The music interconnects the intrigues, establishing a plot, as if finding order amidst the polyphony of situations. The comedy of bouncy, graceful, sometimes naughty acts, sometimes full of sexual appetite, slowly turns into melodrama (Sirk's first attempt at the genre that he will later dominate, especially in the United States). The film lightly touches on difficult themes: parental abandonment, suicide and depression.

After the death of one of the characters, everyone gathers in a courtroom for a sequence that forces them to measure their acts, acts that were until then festive and slight, applying their due weight in a collective oral review. In a series of twists and turns, the film delves deeper into the psychological interactions of the characters while also proposing an epic, quick-fire way to review the events of the film that is both ironic and comical in its own right.
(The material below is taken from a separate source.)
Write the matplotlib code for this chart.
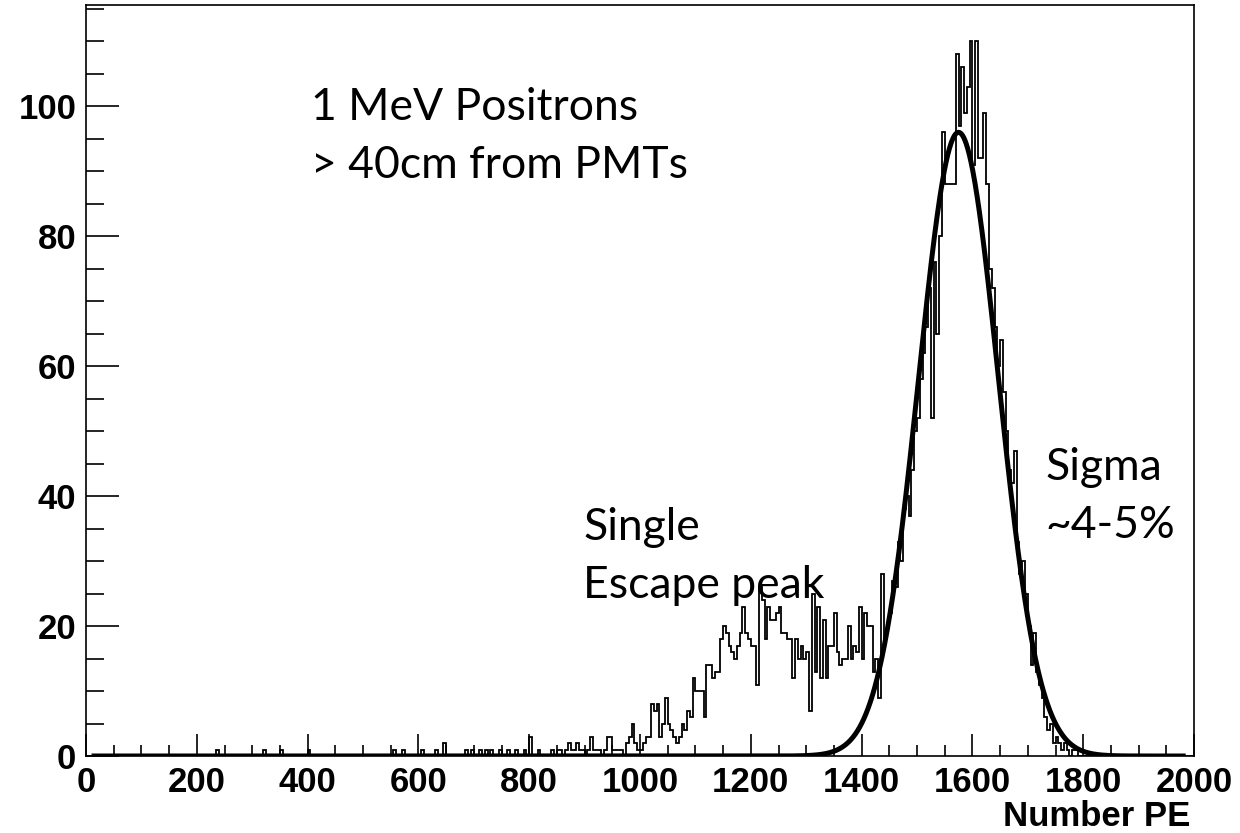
import numpy as np
import matplotlib
matplotlib.use("Agg")
import matplotlib.pyplot as plt
from matplotlib.ticker import MultipleLocator

# ---- data ----
bin_width = 5
x_min, x_max = 0, 2000

# sparse single counts in the low region (bin lower edges, counts)
sparse_edges = [235, 320, 350, 400, 555, 570, 605, 630, 645, 685, 695, 710, 720, 730, 745, 760, 775, 790, 800, 815]
sparse_counts = [1, 1, 1, 1, 1, 1, 1, 1, 2, 1, 1, 1, 1, 1, 1, 1, 1, 1, 3, 1]

# dense region: counts for consecutive 5-wide bins starting at 840
dense_start = 840
dense_counts = [
    1, 0, 1, 1, 0, 1, 2, 1, 1, 2,        # 840-885
    1, 1, 0, 1, 3, 1, 1, 1, 0, 1,        # 890-935
    3, 3, 1, 1, 1, 1, 0, 2, 3, 5,        # 940-985
    2, 1, 1, 2, 3, 3, 8, 7, 8, 3,        # 990-1035
    5, 9, 5, 4, 3, 2, 3, 5, 4, 7,        # 1040-1085
    6, 12, 10, 10, 10, 6, 14, 14, 12, 13,  # 1090-1135
    13, 18, 20, 19, 17, 16, 15, 17, 19, 23,  # 1140-1185
    19, 18, 17, 17, 11, 26, 24, 18, 23, 21,  # 1190-1235
    21, 22, 23, 19, 19, 18, 18, 12, 18, 15,  # 1240-1285
    17, 15, 16, 7, 25, 13, 23, 12, 21, 12,   # 1290-1335
    17, 17, 22, 16, 14, 15, 15, 20, 15, 17,  # 1340-1385
    16, 23, 15, 22, 20, 20, 13, 15, 9, 28,   # 1390-1435
    18, 20, 22, 27, 26, 33, 30, 38, 40, 37,  # 1440-1485
    44, 50, 52, 58, 62, 66, 72, 52, 76, 65,  # 1490-1535
    80, 96, 88, 88, 88, 88, 108, 97, 106, 99,  # 1540-1585
    103, 110, 91, 110, 92, 92, 99, 88, 75, 72,  # 1590-1635
    66, 60, 64, 56, 50, 44, 42, 47, 33, 28,  # 1640-1685
    30, 25, 20, 14, 19, 13, 11, 9, 6, 4,     # 1690-1735
    5, 2, 3, 2, 1, 2, 1, 0, 1, 1,            # 1740-1785
]

# Gaussian fit parameters
fit_amp, fit_mean, fit_sigma = 96.0, 1575.0, 72.0
fit_range = (10, 1985)

x_ticks = [0, 200, 400, 600, 800, 1000, 1200, 1400, 1600, 1800, 2000]
y_ticks = [0, 20, 40, 60, 80, 100]

annotations = [
    (311, 107, "1 MeV Positrons"),
    (311, 165, "> 40cm from PMTs"),
    (583, 527, "Single"),
    (583, 585, "Escape peak"),
    (1045, 468, "Sigma"),
    (1045, 525, "~4-5%"),
]

# ---- build histogram ----
edges = np.arange(x_min, x_max + bin_width, bin_width)
counts = np.zeros(len(edges) - 1)
for e, c in zip(sparse_edges, sparse_counts):
    counts[e // bin_width] = c
i0 = dense_start // bin_width
counts[i0:i0 + len(dense_counts)] = dense_counts

W, H = 1240, 833
fig = plt.figure(figsize=(W / 100, H / 100), dpi=100)
ax = fig.add_axes([86 / W, 77 / H, 1108 / W, 751 / H])

ax.stairs(counts, edges, color="black", linewidth=1.3)

xf = np.linspace(fit_range[0], fit_range[1], 2000)
yf = fit_amp * np.exp(-0.5 * ((xf - fit_mean) / fit_sigma) ** 2)
ax.plot(xf, yf, color="black", linewidth=3.6, solid_capstyle="butt")

ax.set_xlim(x_min, x_max)
ax.set_ylim(0, 115.6)

ax.set_xticks(x_ticks)
ax.set_yticks(y_ticks)
ax.xaxis.set_minor_locator(MultipleLocator(50))
ax.yaxis.set_minor_locator(MultipleLocator(5))
ax.tick_params(axis="x", which="major", direction="in", length=16, width=1.2, pad=7)
ax.tick_params(axis="x", which="minor", direction="in", length=8, width=1.2)
ax.tick_params(axis="y", which="major", direction="in", length=24, width=1.2, pad=7)
ax.tick_params(axis="y", which="minor", direction="in", length=13, width=1.2)
for lab in ax.get_xticklabels() + ax.get_yticklabels():
    lab.set_fontfamily("Liberation Sans")
    lab.set_fontweight("bold")
    lab.set_fontsize(25)
for s in ax.spines.values():
    s.set_linewidth(1.2)

fig.text(1190 / W, 1 - 816 / H, "Number PE", ha="right", va="center",
         fontfamily="Liberation Sans", fontweight="bold", fontsize=25)

for px, py, s in annotations:
    fig.text(px / W, 1 - py / H, s, fontfamily="Lato", fontsize=32,
             color="black", va="center", ha="left")

fig.savefig("out.png", dpi=100)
The film very artificially glorifies the miraculous power of music and its reverberant radio amplification, diegetically using music that was respected by the Nazi regime. On the other hand, the artistic celebration brings the craft to the surface in a subversive and anti-illusionist way, as a ludic manifestation, a pure game, which should not be taken too seriously, clearly separating art from life, remembering even the festive theater of Yevgeny Vakhtangov. The joyful, radiant music is used in a subversive way, still fascinating but not alienating, never disguising its essential irony.